**Required task**:
Each entry here needs to be set down again exactly, please; pictures are left out.

(Entries with chart source code)

□ □ □

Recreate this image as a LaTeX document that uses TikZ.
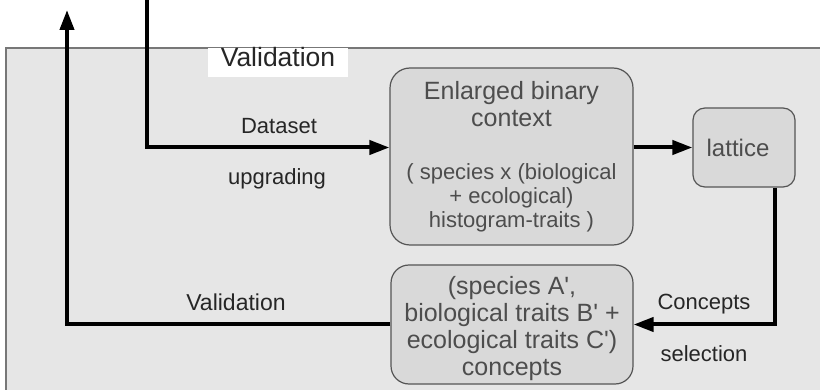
\documentclass[tikz,border=0pt]{standalone}
\usepackage{fontspec}
\setmainfont{Liberation Sans}
\usetikzlibrary{arrows.meta}
\definecolor{panelgray}{HTML}{E6E6E6}
\definecolor{boxgray}{HTML}{D9D9D9}
\definecolor{edgegray}{HTML}{555555}
\definecolor{textgray}{HTML}{4D4D4D}
\newcommand\detailsize{\fontsize{22}{24}\selectfont}

\begin{document}
\begin{tikzpicture}[x=1pt, y=-1pt,
  box/.style={draw=edgegray, line width=1.2pt, fill=boxgray, rounded corners=#1,
    text=textgray, align=center, inner sep=0pt,
    font=\fontsize{25}{27}\selectfont},
  flow/.style={line width=4pt, -{Triangle[length=20pt, width=14pt]}},
  lbl/.style={anchor=base, text=black!85, font=\fontsize{22}{24}\selectfont}]

  \useasboundingbox (0,0) rectangle (820,390);
  \clip (0,0) rectangle (820,390);

  % grey panel, runs off the right and bottom edges
  \draw[fill=panelgray, draw=edgegray!80, line width=1.2pt] (6,48) rectangle (840,410);
  \node[fill=white, anchor=base, text=black!85, inner xsep=0pt, inner ysep=0pt,
    minimum width=140pt, text height=19pt, text depth=10pt,
    font=\fontsize{26.5}{28}\selectfont] (valTab) at (278,67) {Validation};

  % boxes
  \node[box=20pt, minimum width=243pt, minimum height=177pt] (ctx) at (511.5,156.5)
    {Enlarged binary\\context\\[26pt]\detailsize ( species x (biological\\[-3pt]\detailsize + ecological)\\[-3pt]\detailsize histogram-traits )};
  \node[box=12pt, minimum width=102pt, minimum height=79pt,
    font=\fontsize{24}{26}\selectfont] (lat) at (744,147.5) {lattice\hspace{12pt}};
  \node[box=18pt, minimum width=242pt, minimum height=119pt] (conc) at (512,324.5)
    {\rule{0pt}{26pt}(species A\textquotesingle,\\biological traits B\textquotesingle\ +\\ecological traits C\textquotesingle)\\concepts};

  \coordinate (dsTop) at (147,0);
  \coordinate (valTop) at (67,10);
  \coordinate (selTurn) at (775,324.5);

  % flow
  \draw[flow] (dsTop) |- (ctx.west |- lat.west);
  \draw[flow] (ctx.east |- lat.west) -- (lat.west);
  \draw[flow] (lat.south -| selTurn) -- (selTurn) -- (conc.east);
  \draw[flow] (conc.west) -| (valTop);

  \node[lbl] (dsLbl) at (279,134) {Dataset};
  \node[lbl] (upLbl) at (277,185) {upgrading};
  \node[lbl, font=\fontsize{23}{25}\selectfont] (valLbl) at (236,311) {Validation};
  \node[lbl] (conLbl) at (704,309) {Concepts};
  \node[lbl] (selLbl) at (704,362) {selection};
\end{tikzpicture}
\end{document}
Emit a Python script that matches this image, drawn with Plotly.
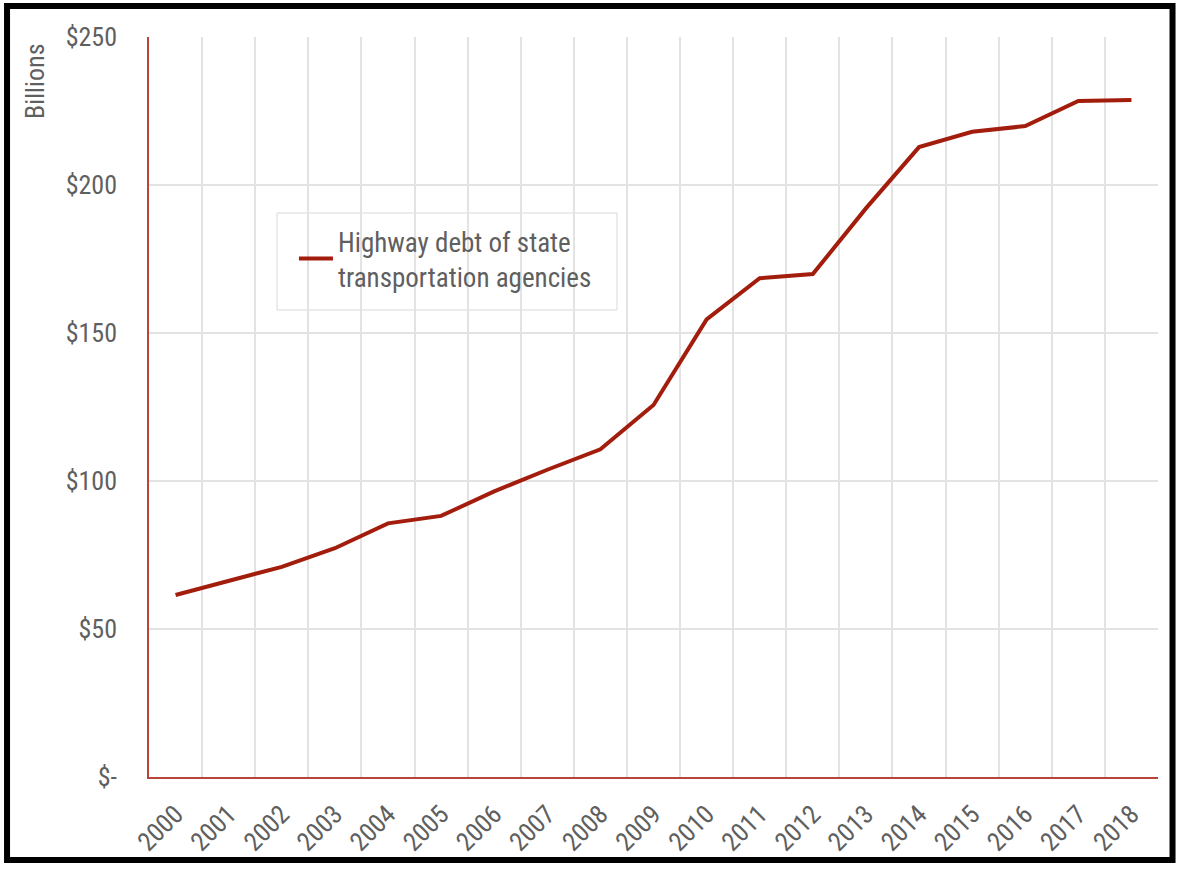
import plotly.graph_objects as go

# Highway debt of state transportation agencies, $ billions
years = [str(y) for y in range(2000, 2019)]
debt = [61.5, 66.2, 71.0, 77.3, 85.7, 88.2, 96.5, 103.8, 110.7, 125.7,
        154.6, 168.5, 169.9, 192.1, 212.8, 218.0, 219.9, 228.4, 228.7]

y_ticks = [0, 50, 100, 150, 200, 250]
y_tick_text = ["$-", "$50", "$100", "$150", "$200", "$250"]

line_red = "#a31d0d"
axis_red = "#b8443a"
grid_gray = "#e3e3e3"
text_gray = "#5f5f5f"
font_family = "Roboto Condensed, Liberation Sans Narrow, Roboto, sans-serif"

fig = go.Figure()
fig.add_trace(go.Scatter(
    x=years, y=debt, mode="lines",
    name="Highway debt of state<br>transportation agencies",
    line=dict(color=line_red, width=4),
))

fig.update_layout(
    width=1182, height=870,
    margin=dict(l=149, r=24, t=37, b=93),
    paper_bgcolor="white", plot_bgcolor="white",
    font=dict(family=font_family, size=26, color=text_gray),
    showlegend=True,
    legend=dict(
        x=0.1298, y=0.7568, xanchor="left", yanchor="top",
        bgcolor="rgba(0,0,0,0)", borderwidth=0,
        font=dict(size=27, color=text_gray),
        itemwidth=34, indentation=14,
    ),
    xaxis=dict(
        type="category", tickson="boundaries", range=[-0.5, 18.5],
        showgrid=True, gridcolor=grid_gray, gridwidth=1.5,
        showline=True, linecolor=axis_red, linewidth=1.5,
        ticks="", tickangle=-45, ticklabelstandoff=10,
        tickfont=dict(size=26, color=text_gray),
        zeroline=False,
    ),
    yaxis=dict(
        range=[0, 250], tickvals=y_ticks, ticktext=y_tick_text,
        showgrid=True, gridcolor=grid_gray, gridwidth=1.5,
        showline=True, linecolor=axis_red, linewidth=1.5,
        ticks="", ticklabelstandoff=25,
        tickfont=dict(size=26, color=text_gray),
        zeroline=False,
    ),
)

# legend box drawn as a shape so its padding matches the original
fig.add_shape(
    type="rect", xref="paper", yref="paper",
    x0=0.1269, x1=0.4638, y0=0.6311, y1=0.7622,
    fillcolor="white", line=dict(color="#d9d9d9", width=1), layer="between",
)

# y axis title sits in the top-left corner
fig.add_annotation(
    text="Billions", xref="paper", yref="paper",
    x=-0.113, y=0.9405, xanchor="center", yanchor="middle",
    textangle=-90, showarrow=False,
    font=dict(size=26, color=text_gray),
)

# black frame around the whole picture
fig.add_shape(
    type="rect", xref="paper", yref="paper",
    x0=-0.1407, x1=1.0144, y0=-0.1122, y1=1.0419,
    line=dict(color="black", width=6), layer="above",
)

# the page's default body margin would push the figure 8px in
fig.write_html("out.html", config={"displayModeBar": False},
               post_script="document.body.style.margin='0';")
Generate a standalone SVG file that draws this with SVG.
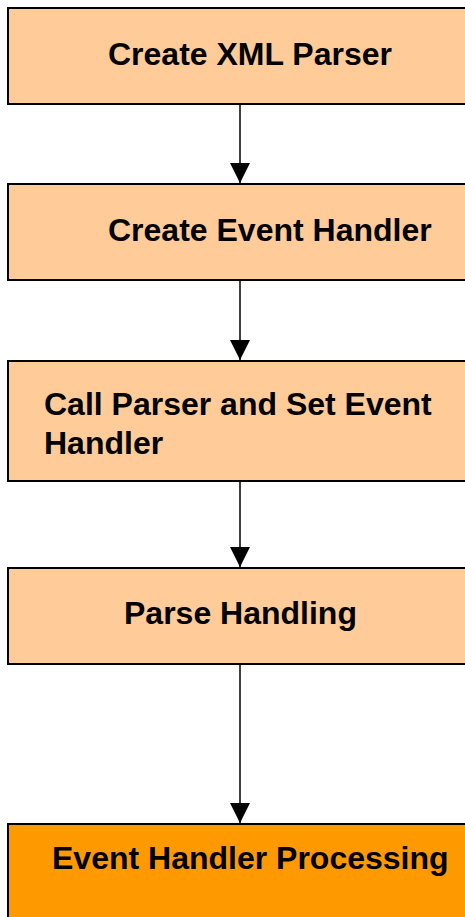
<svg xmlns="http://www.w3.org/2000/svg" width="465" height="917" viewBox="0 0 465 917">
<style>
.box{stroke:#000;stroke-width:2}
.light{fill:#FFCC99}
.dark{fill:#FF9900}
.t{font-family:"Liberation Sans",Arial,sans-serif;font-weight:bold;font-size:32px;fill:#000}
.c{stroke:#000;stroke-width:1.5;fill:none}
</style>
<defs>
<marker id="ah" markerUnits="userSpaceOnUse" markerWidth="20" markerHeight="20" refX="20" refY="10" orient="auto">
<path d="M0,0 L20,10 L0,20 Z" fill="#000"/>
</marker>
</defs>
<rect width="465" height="917" fill="#fff"/>
<g id="connectors">
<line class="c" x1="240" y1="104" x2="240" y2="183" marker-end="url(#ah)"/>
<line class="c" x1="240" y1="280" x2="240" y2="360" marker-end="url(#ah)"/>
<line class="c" x1="240" y1="481" x2="240" y2="567" marker-end="url(#ah)"/>
<line class="c" x1="240" y1="664" x2="240" y2="823" marker-end="url(#ah)"/>
</g>
<g id="n1">
<rect class="box light" x="8" y="8" width="470" height="96"/>
<text class="t" x="108" y="65">Create XML Parser</text>
</g>
<g id="n2">
<rect class="box light" x="8" y="184" width="470" height="96"/>
<text class="t" x="108" y="241">Create Event Handler</text>
</g>
<g id="n3">
<rect class="box light" x="8" y="361" width="470" height="120"/>
<text class="t" x="44" y="415">Call Parser and Set Event</text>
<text class="t" x="44" y="454">Handler</text>
</g>
<g id="n4">
<rect class="box light" x="8" y="568" width="470" height="96"/>
<text class="t" x="124" y="624">Parse Handling</text>
</g>
<g id="n5">
<rect class="box dark" x="8" y="824" width="470" height="110"/>
<text class="t" x="52" y="869">Event Handler Processing</text>
</g>
</svg>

□ □ □

**Answer in full**:
Recreate this image as a LaTeX document that uses TikZ.
\documentclass[tikz,border=0pt]{standalone}
\usepackage{fontspec}
\setmainfont{Liberation Sans}
\usetikzlibrary{arrows.meta}
\definecolor{panelgray}{HTML}{E6E6E6}
\definecolor{boxgray}{HTML}{D9D9D9}
\definecolor{edgegray}{HTML}{555555}
\definecolor{textgray}{HTML}{4D4D4D}
\newcommand\detailsize{\fontsize{22}{24}\selectfont}

\begin{document}
\begin{tikzpicture}[x=1pt, y=-1pt,
  box/.style={draw=edgegray, line width=1.2pt, fill=boxgray, rounded corners=#1,
    text=textgray, align=center, inner sep=0pt,
    font=\fontsize{25}{27}\selectfont},
  flow/.style={line width=4pt, -{Triangle[length=20pt, width=14pt]}},
  lbl/.style={anchor=base, text=black!85, font=\fontsize{22}{24}\selectfont}]

  \useasboundingbox (0,0) rectangle (820,390);
  \clip (0,0) rectangle (820,390);

  % grey panel, runs off the right and bottom edges
  \draw[fill=panelgray, draw=edgegray!80, line width=1.2pt] (6,48) rectangle (840,410);
  \node[fill=white, anchor=base, text=black!85, inner xsep=0pt, inner ysep=0pt,
    minimum width=140pt, text height=19pt, text depth=10pt,
    font=\fontsize{26.5}{28}\selectfont] (valTab) at (278,67) {Validation};

  % boxes
  \node[box=20pt, minimum width=243pt, minimum height=177pt] (ctx) at (511.5,156.5)
    {Enlarged binary\\context\\[26pt]\detailsize ( species x (biological\\[-3pt]\detailsize + ecological)\\[-3pt]\detailsize histogram-traits )};
  \node[box=12pt, minimum width=102pt, minimum height=79pt,
    font=\fontsize{24}{26}\selectfont] (lat) at (744,147.5) {lattice\hspace{12pt}};
  \node[box=18pt, minimum width=242pt, minimum height=119pt] (conc) at (512,324.5)
    {\rule{0pt}{26pt}(species A\textquotesingle,\\biological traits B\textquotesingle\ +\\ecological traits C\textquotesingle)\\concepts};

  \coordinate (dsTop) at (147,0);
  \coordinate (valTop) at (67,10);
  \coordinate (selTurn) at (775,324.5);

  % flow
  \draw[flow] (dsTop) |- (ctx.west |- lat.west);
  \draw[flow] (ctx.east |- lat.west) -- (lat.west);
  \draw[flow] (lat.south -| selTurn) -- (selTurn) -- (conc.east);
  \draw[flow] (conc.west) -| (valTop);

  \node[lbl] (dsLbl) at (279,134) {Dataset};
  \node[lbl] (upLbl) at (277,185) {upgrading};
  \node[lbl, font=\fontsize{23}{25}\selectfont] (valLbl) at (236,311) {Validation};
  \node[lbl] (conLbl) at (704,309) {Concepts};
  \node[lbl] (selLbl) at (704,362) {selection};
\end{tikzpicture}
\end{document}
Emit a Python script that matches this image, drawn with Plotly.
import plotly.graph_objects as go

# Highway debt of state transportation agencies, $ billions
years = [str(y) for y in range(2000, 2019)]
debt = [61.5, 66.2, 71.0, 77.3, 85.7, 88.2, 96.5, 103.8, 110.7, 125.7,
        154.6, 168.5, 169.9, 192.1, 212.8, 218.0, 219.9, 228.4, 228.7]

y_ticks = [0, 50, 100, 150, 200, 250]
y_tick_text = ["$-", "$50", "$100", "$150", "$200", "$250"]

line_red = "#a31d0d"
axis_red = "#b8443a"
grid_gray = "#e3e3e3"
text_gray = "#5f5f5f"
font_family = "Roboto Condensed, Liberation Sans Narrow, Roboto, sans-serif"

fig = go.Figure()
fig.add_trace(go.Scatter(
    x=years, y=debt, mode="lines",
    name="Highway debt of state<br>transportation agencies",
    line=dict(color=line_red, width=4),
))

fig.update_layout(
    width=1182, height=870,
    margin=dict(l=149, r=24, t=37, b=93),
    paper_bgcolor="white", plot_bgcolor="white",
    font=dict(family=font_family, size=26, color=text_gray),
    showlegend=True,
    legend=dict(
        x=0.1298, y=0.7568, xanchor="left", yanchor="top",
        bgcolor="rgba(0,0,0,0)", borderwidth=0,
        font=dict(size=27, color=text_gray),
        itemwidth=34, indentation=14,
    ),
    xaxis=dict(
        type="category", tickson="boundaries", range=[-0.5, 18.5],
        showgrid=True, gridcolor=grid_gray, gridwidth=1.5,
        showline=True, linecolor=axis_red, linewidth=1.5,
        ticks="", tickangle=-45, ticklabelstandoff=10,
        tickfont=dict(size=26, color=text_gray),
        zeroline=False,
    ),
    yaxis=dict(
        range=[0, 250], tickvals=y_ticks, ticktext=y_tick_text,
        showgrid=True, gridcolor=grid_gray, gridwidth=1.5,
        showline=True, linecolor=axis_red, linewidth=1.5,
        ticks="", ticklabelstandoff=25,
        tickfont=dict(size=26, color=text_gray),
        zeroline=False,
    ),
)

# legend box drawn as a shape so its padding matches the original
fig.add_shape(
    type="rect", xref="paper", yref="paper",
    x0=0.1269, x1=0.4638, y0=0.6311, y1=0.7622,
    fillcolor="white", line=dict(color="#d9d9d9", width=1), layer="between",
)

# y axis title sits in the top-left corner
fig.add_annotation(
    text="Billions", xref="paper", yref="paper",
    x=-0.113, y=0.9405, xanchor="center", yanchor="middle",
    textangle=-90, showarrow=False,
    font=dict(size=26, color=text_gray),
)

# black frame around the whole picture
fig.add_shape(
    type="rect", xref="paper", yref="paper",
    x0=-0.1407, x1=1.0144, y0=-0.1122, y1=1.0419,
    line=dict(color="black", width=6), layer="above",
)

# the page's default body margin would push the figure 8px in
fig.write_html("out.html", config={"displayModeBar": False},
               post_script="document.body.style.margin='0';")
Generate a standalone SVG file that draws this with SVG.
<svg xmlns="http://www.w3.org/2000/svg" width="465" height="917" viewBox="0 0 465 917">
<style>
.box{stroke:#000;stroke-width:2}
.light{fill:#FFCC99}
.dark{fill:#FF9900}
.t{font-family:"Liberation Sans",Arial,sans-serif;font-weight:bold;font-size:32px;fill:#000}
.c{stroke:#000;stroke-width:1.5;fill:none}
</style>
<defs>
<marker id="ah" markerUnits="userSpaceOnUse" markerWidth="20" markerHeight="20" refX="20" refY="10" orient="auto">
<path d="M0,0 L20,10 L0,20 Z" fill="#000"/>
</marker>
</defs>
<rect width="465" height="917" fill="#fff"/>
<g id="connectors">
<line class="c" x1="240" y1="104" x2="240" y2="183" marker-end="url(#ah)"/>
<line class="c" x1="240" y1="280" x2="240" y2="360" marker-end="url(#ah)"/>
<line class="c" x1="240" y1="481" x2="240" y2="567" marker-end="url(#ah)"/>
<line class="c" x1="240" y1="664" x2="240" y2="823" marker-end="url(#ah)"/>
</g>
<g id="n1">
<rect class="box light" x="8" y="8" width="470" height="96"/>
<text class="t" x="108" y="65">Create XML Parser</text>
</g>
<g id="n2">
<rect class="box light" x="8" y="184" width="470" height="96"/>
<text class="t" x="108" y="241">Create Event Handler</text>
</g>
<g id="n3">
<rect class="box light" x="8" y="361" width="470" height="120"/>
<text class="t" x="44" y="415">Call Parser and Set Event</text>
<text class="t" x="44" y="454">Handler</text>
</g>
<g id="n4">
<rect class="box light" x="8" y="568" width="470" height="96"/>
<text class="t" x="124" y="624">Parse Handling</text>
</g>
<g id="n5">
<rect class="box dark" x="8" y="824" width="470" height="110"/>
<text class="t" x="52" y="869">Event Handler Processing</text>
</g>
</svg>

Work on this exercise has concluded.